Das Hotel erreichten wir dann etwa 20 Minuten später als geplant. Mit dreckigen Fingern. Aber egal. Hauptsache wir konnten weiterfahren. Das Hotel entpuppte sich als nobler 4 Sterne Schuppen. Und dabei war es das günstigste Hotel, welches wir auf der ganzen Tour hatten. Die Räder sollten wir draußen in einen Fahrradständer abstellen. Das wollten wir allerdings nicht, da das Hotel relativ groß war und dort doch recht viele Menschen unterwegs waren. Schlussendlich wurden wir dann auf ein anderes Zimmer umgebucht und konnten die Räder über die Terrasse mit ins Zimmer nehmen. Perfekt.
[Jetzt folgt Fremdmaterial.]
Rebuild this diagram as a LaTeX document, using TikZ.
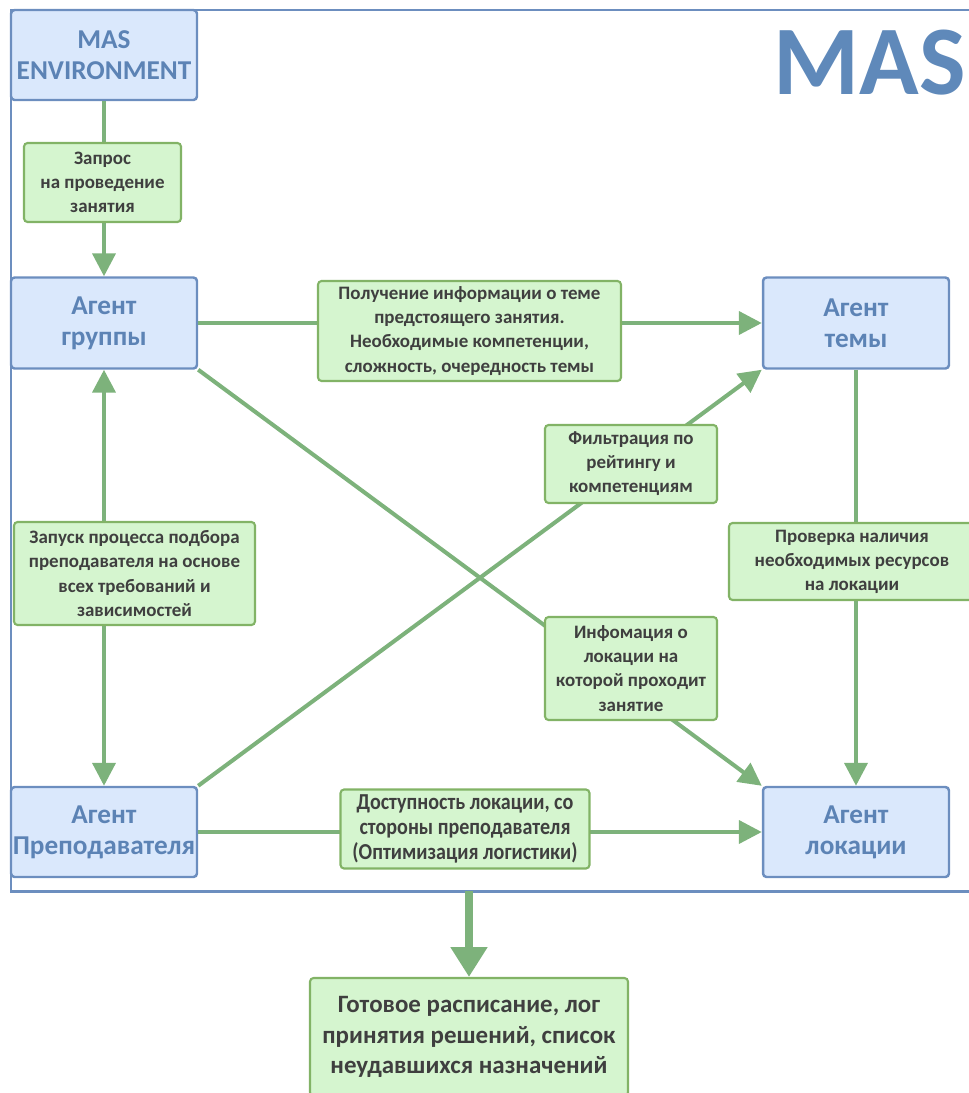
\documentclass[tikz,border=0pt]{standalone}
\usepackage{fontspec}
\setmainfont{Carlito}
\newfontfamily\narrowfont[FakeStretch=0.88]{Carlito}
\usetikzlibrary{arrows.meta}

\definecolor{agentblue}{HTML}{6C8EBF}
\definecolor{agentfill}{HTML}{DAE8FC}
\definecolor{agenttext}{HTML}{5C83B5}
\definecolor{titleblue}{HTML}{5F89BA}
\definecolor{msgfill}{HTML}{D5F5CF}
\definecolor{msgdraw}{HTML}{82B366}
\definecolor{msgtext}{HTML}{3F3F3F}
\definecolor{flowgreen}{HTML}{7DB27B}

\tikzset{
  agent/.style={draw=agentblue, fill=agentfill, line width=1.4pt, rounded corners=2pt,
    minimum width=3.72cm, minimum height=1.82cm, inner sep=0pt, align=center,
    text=agenttext, font=\fontsize{15.5}{17.8}\selectfont\bfseries},
  msg/.style={draw=msgdraw, fill=msgfill, line width=1.2pt, rounded corners=2pt,
    inner sep=0pt, align=center, text=msgtext, font=\fontsize{10.8}{13.7}\selectfont\bfseries},
  flow/.style={draw=flowgreen, line width=2.3pt, ->},
  bigflow/.style={draw=flowgreen, line width=4.5pt, -{Triangle[length=17pt,width=20pt]}},
}

\begin{document}
\begin{tikzpicture}[x=0.02cm, y=-0.02cm, >={Triangle[length=13pt,width=13pt]}]
\useasboundingbox (0,0) rectangle (969,1093);
\clip (0,0) rectangle (969,1093);

% MAS frame
\draw[agentblue, line width=1.7pt] (980,10) -- (11,10) -- (11,891) -- (980,891);
\node[text=titleblue, font=\fontsize{56}{60}\selectfont\bfseries, inner sep=0pt] (title) at (870,63) {MAS};

% agents
\node[agent, minimum height=1.8cm] (env) at (104,55) {MAS\\ENVIRONMENT};
\node[agent] (grp) at (104,323) {Агент\\группы};
\node[agent] (tem) at (856,323) {Агент\\темы};
\node[agent, minimum height=1.8cm] (prep) at (104,832) {Агент\\Преподавателя};
\node[agent, minimum height=1.8cm] (loc) at (856,832) {Агент\\локации};

% connectors
\draw[flow] (env) -- (grp);
\draw[flow] (grp) -- (tem);
\draw[flow, <->] (grp) -- (prep);
\draw[flow] (grp.south east) -- (loc.north west);
\draw[flow] (prep.north east) -- (tem.south west);
\draw[flow] (tem) -- (loc);
\draw[flow] (prep) -- (loc);

% messages
\node[msg, minimum width=3.14cm, minimum height=1.58cm] (req) at (102.5,182.5) {Запрос\\на проведение\\занятия};
\node[msg, minimum width=6.06cm, minimum height=2.0cm] (info) at (469.5,331) {Получение информации о теме\\предстоящего занятия.\\Необходимые компетенции,\\сложность, очередность темы};
\node[msg, minimum width=3.44cm, minimum height=1.56cm] (filt) at (631,464) {Фильтрация по\\рейтингу и\\компетенциям};
\node[msg, minimum width=3.44cm, minimum height=2.06cm] (locinfo) at (631,668.5) {Инфомация о\\локации на\\которой проходит\\занятие};
\node[msg, minimum width=4.92cm, minimum height=1.54cm] (rescheck) at (852,561.5) {Проверка наличия\\необходимых ресурсов\\на локации};
\node[msg, minimum width=4.82cm, minimum height=2.06cm] (launch) at (134.5,573.5) {Запуск процесса подбора\\преподавателя на основе\\всех требований и\\зависимостей};
\node[msg, minimum width=4.98cm, minimum height=1.58cm, font=\fontsize{13}{14.2}\selectfont\narrowfont\bfseries] (avail) at (465,829) {Доступность локации, со\\стороны преподавателя\\(Оптимизация логистики)};

% result
\node[msg, minimum width=6.36cm, minimum height=2.36cm, font=\fontsize{14.2}{17.4}\selectfont\bfseries] (res) at (469,1037) {Готовое расписание, лог\\принятия решений, список\\неудавшихся назначений};
\coordinate (out) at (469,891);
\draw[bigflow] (out) -- (res.north);
\end{tikzpicture}
\end{document}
Wir verschoben unser Zimmerpicknick und gingen nach dem Duschen direkt in die Bar, denn auch diese schloss bereits um 22 Uhr. Wir bestellten uns jeder etwas zu trinken und checkten auf dem Handy die sozialen Medien. Wir hatten vom Veranstalter eine E-Mail. Wir sollten unsere Tracker aufladen. Ging nur nicht ohne passendes Kabel. Eigentlich sollten die Tracker ja getauscht werden, was allerdings nicht passiert war. Wir fragten noch an der Rezeption nach, ob sie eventuell einen Mini-USB-Kabel hätten. Hatten sie aber nicht. Also beschlossen wir uns am folgenden Tag um das Problem zu kümmern. Denn jetzt war erst einmal Zeit für das Zimmerpicknick. Ich hatte so richtig großen Hunger.